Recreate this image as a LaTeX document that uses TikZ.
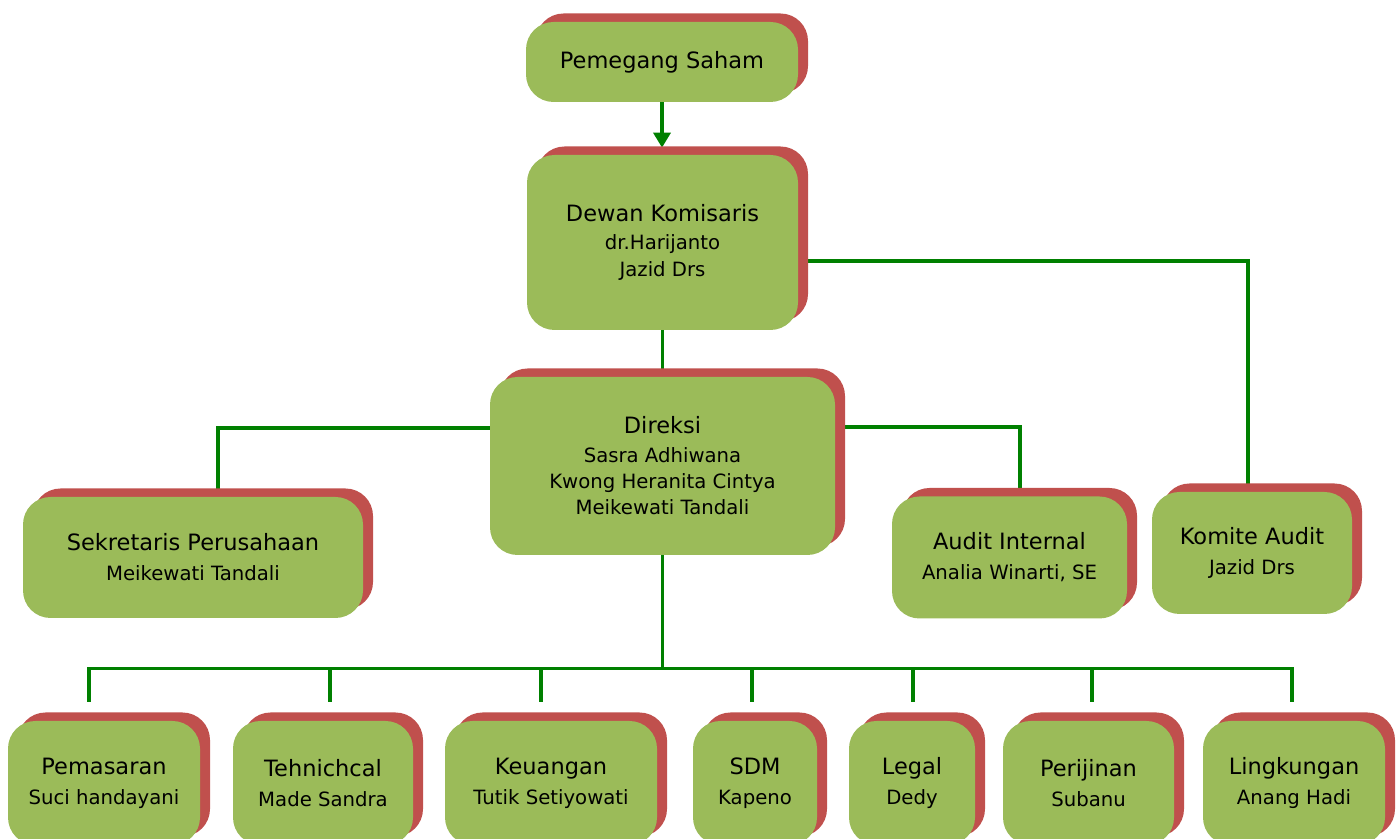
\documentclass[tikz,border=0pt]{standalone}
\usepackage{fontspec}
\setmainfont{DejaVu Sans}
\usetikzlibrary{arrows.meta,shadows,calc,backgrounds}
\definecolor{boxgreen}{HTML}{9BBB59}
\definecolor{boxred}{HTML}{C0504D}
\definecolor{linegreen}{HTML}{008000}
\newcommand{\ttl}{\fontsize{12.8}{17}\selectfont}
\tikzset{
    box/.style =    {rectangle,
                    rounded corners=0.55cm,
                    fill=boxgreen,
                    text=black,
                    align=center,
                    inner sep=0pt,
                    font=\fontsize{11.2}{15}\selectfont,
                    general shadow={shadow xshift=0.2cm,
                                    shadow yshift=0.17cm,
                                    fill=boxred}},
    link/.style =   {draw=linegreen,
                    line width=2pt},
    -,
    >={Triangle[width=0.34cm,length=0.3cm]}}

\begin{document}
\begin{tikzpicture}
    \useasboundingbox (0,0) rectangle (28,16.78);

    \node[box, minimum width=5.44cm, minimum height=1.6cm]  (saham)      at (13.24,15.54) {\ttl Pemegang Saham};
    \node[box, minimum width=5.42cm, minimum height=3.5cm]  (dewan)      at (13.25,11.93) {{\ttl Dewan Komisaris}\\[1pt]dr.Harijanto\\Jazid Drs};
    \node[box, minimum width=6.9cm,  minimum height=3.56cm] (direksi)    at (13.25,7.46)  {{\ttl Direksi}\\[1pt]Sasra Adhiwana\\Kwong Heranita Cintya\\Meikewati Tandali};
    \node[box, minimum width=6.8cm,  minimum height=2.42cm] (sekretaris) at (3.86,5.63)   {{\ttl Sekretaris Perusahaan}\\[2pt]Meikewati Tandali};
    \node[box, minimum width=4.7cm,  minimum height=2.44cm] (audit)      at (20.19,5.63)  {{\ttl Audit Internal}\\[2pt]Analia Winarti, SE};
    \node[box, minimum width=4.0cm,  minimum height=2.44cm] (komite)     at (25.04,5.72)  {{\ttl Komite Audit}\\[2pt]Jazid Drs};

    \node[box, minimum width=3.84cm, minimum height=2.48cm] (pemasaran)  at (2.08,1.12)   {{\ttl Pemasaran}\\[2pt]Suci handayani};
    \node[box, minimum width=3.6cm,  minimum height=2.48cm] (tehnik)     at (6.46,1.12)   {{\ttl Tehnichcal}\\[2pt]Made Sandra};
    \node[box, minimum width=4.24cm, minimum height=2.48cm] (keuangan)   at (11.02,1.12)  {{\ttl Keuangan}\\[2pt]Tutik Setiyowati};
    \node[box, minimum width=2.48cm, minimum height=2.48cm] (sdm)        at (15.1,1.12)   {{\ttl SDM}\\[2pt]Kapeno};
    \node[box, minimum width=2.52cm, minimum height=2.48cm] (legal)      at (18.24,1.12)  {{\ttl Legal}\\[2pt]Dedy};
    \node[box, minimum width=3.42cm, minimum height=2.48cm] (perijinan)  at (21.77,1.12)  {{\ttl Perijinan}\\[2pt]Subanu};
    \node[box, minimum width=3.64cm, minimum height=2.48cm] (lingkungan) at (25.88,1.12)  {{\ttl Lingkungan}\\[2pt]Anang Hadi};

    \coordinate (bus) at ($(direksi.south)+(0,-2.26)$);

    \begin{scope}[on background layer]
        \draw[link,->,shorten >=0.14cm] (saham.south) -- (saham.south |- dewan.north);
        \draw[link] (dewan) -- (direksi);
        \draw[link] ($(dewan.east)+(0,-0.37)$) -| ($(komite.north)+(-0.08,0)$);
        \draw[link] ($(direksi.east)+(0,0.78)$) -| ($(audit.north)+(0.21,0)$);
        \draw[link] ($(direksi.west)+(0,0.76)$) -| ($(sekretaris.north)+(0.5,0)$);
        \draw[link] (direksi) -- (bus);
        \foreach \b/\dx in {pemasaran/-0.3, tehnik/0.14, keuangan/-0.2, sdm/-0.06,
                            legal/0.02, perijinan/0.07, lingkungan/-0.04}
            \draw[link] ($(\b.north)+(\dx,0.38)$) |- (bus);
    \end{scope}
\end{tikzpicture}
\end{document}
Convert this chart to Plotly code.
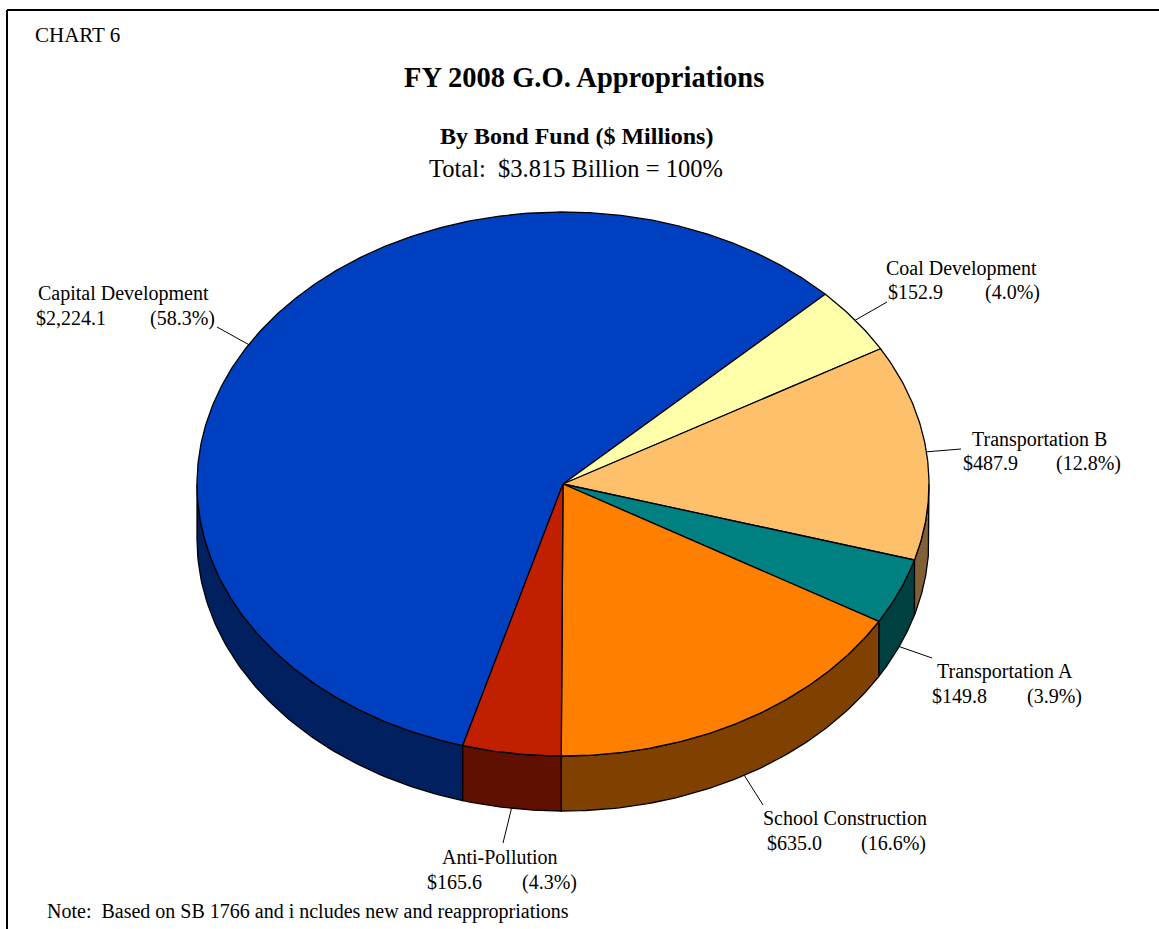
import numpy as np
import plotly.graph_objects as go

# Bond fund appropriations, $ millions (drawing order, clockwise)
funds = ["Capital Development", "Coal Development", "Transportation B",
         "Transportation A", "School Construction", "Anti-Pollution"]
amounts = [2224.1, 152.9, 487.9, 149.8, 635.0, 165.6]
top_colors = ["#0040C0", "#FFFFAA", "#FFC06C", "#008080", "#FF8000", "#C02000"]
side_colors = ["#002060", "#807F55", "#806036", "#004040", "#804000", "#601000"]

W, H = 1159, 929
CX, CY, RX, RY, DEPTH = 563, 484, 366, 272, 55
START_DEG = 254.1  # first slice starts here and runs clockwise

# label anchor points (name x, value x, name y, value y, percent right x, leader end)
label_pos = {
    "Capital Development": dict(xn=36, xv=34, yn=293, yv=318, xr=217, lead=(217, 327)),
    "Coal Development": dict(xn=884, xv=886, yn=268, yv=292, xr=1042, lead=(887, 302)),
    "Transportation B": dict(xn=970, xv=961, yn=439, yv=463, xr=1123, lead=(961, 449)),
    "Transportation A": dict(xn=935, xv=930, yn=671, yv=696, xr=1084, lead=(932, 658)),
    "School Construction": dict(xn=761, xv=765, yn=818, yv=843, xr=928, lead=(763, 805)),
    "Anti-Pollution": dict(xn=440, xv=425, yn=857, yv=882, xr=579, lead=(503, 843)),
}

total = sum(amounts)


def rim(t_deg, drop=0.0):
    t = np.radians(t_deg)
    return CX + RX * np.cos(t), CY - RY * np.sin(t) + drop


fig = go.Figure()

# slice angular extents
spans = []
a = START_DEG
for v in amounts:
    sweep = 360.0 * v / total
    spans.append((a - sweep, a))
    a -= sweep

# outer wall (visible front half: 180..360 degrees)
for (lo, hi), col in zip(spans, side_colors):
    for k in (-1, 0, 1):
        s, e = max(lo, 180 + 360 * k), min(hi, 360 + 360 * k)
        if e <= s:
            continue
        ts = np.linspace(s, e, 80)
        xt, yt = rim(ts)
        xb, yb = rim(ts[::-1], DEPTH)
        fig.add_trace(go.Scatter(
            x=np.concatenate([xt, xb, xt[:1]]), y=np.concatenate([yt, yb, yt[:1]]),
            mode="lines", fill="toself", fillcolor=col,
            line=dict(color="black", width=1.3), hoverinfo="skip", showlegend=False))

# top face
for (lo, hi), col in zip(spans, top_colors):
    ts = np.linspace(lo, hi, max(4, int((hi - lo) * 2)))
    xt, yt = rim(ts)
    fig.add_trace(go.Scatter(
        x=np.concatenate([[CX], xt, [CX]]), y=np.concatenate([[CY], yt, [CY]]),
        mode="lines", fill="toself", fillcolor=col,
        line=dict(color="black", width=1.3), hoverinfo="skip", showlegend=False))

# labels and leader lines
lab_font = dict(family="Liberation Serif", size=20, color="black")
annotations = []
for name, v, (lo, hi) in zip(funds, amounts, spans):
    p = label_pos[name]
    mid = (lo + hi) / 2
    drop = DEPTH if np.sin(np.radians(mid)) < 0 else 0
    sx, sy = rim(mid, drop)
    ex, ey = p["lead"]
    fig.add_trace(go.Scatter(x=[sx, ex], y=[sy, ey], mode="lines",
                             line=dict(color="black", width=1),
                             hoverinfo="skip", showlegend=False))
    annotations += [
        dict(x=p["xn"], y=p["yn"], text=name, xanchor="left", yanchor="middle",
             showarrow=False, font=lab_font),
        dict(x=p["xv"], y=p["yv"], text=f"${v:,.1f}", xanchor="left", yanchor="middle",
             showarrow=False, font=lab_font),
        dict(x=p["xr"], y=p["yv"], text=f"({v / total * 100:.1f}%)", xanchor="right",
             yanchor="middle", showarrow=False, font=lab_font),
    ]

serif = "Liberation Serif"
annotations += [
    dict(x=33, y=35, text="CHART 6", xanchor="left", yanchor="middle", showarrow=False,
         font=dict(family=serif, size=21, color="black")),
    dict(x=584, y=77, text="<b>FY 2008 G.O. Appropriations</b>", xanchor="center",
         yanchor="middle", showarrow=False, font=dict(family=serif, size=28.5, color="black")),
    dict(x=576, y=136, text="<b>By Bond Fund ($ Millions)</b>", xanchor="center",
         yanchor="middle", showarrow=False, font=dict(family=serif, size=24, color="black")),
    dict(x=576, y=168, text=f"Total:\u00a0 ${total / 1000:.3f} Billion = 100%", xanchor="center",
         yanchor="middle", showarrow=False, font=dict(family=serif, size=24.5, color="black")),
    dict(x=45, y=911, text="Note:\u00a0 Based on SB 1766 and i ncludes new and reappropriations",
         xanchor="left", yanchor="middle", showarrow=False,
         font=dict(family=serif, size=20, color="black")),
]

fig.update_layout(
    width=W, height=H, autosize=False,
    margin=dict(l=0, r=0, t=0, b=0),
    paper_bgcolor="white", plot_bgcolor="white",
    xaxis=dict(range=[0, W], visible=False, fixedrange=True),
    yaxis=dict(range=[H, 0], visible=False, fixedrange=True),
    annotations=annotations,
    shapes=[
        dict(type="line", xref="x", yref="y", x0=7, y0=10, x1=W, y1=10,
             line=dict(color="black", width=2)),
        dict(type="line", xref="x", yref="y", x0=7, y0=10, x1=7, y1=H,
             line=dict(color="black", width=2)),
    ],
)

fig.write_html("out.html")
......
Directions:
Everything from the first line of the entries through the line that contains "(0,0) rectangle (28,16.78);" is to be reproduced exactly, except the pictures.

Result:
Recreate this image as a LaTeX document that uses TikZ.
\documentclass[tikz,border=0pt]{standalone}
\usepackage{fontspec}
\setmainfont{DejaVu Sans}
\usetikzlibrary{arrows.meta,shadows,calc,backgrounds}
\definecolor{boxgreen}{HTML}{9BBB59}
\definecolor{boxred}{HTML}{C0504D}
\definecolor{linegreen}{HTML}{008000}
\newcommand{\ttl}{\fontsize{12.8}{17}\selectfont}
\tikzset{
    box/.style =    {rectangle,
                    rounded corners=0.55cm,
                    fill=boxgreen,
                    text=black,
                    align=center,
                    inner sep=0pt,
                    font=\fontsize{11.2}{15}\selectfont,
                    general shadow={shadow xshift=0.2cm,
                                    shadow yshift=0.17cm,
                                    fill=boxred}},
    link/.style =   {draw=linegreen,
                    line width=2pt},
    -,
    >={Triangle[width=0.34cm,length=0.3cm]}}

\begin{document}
\begin{tikzpicture}
    \useasboundingbox (0,0) rectangle (28,16.78);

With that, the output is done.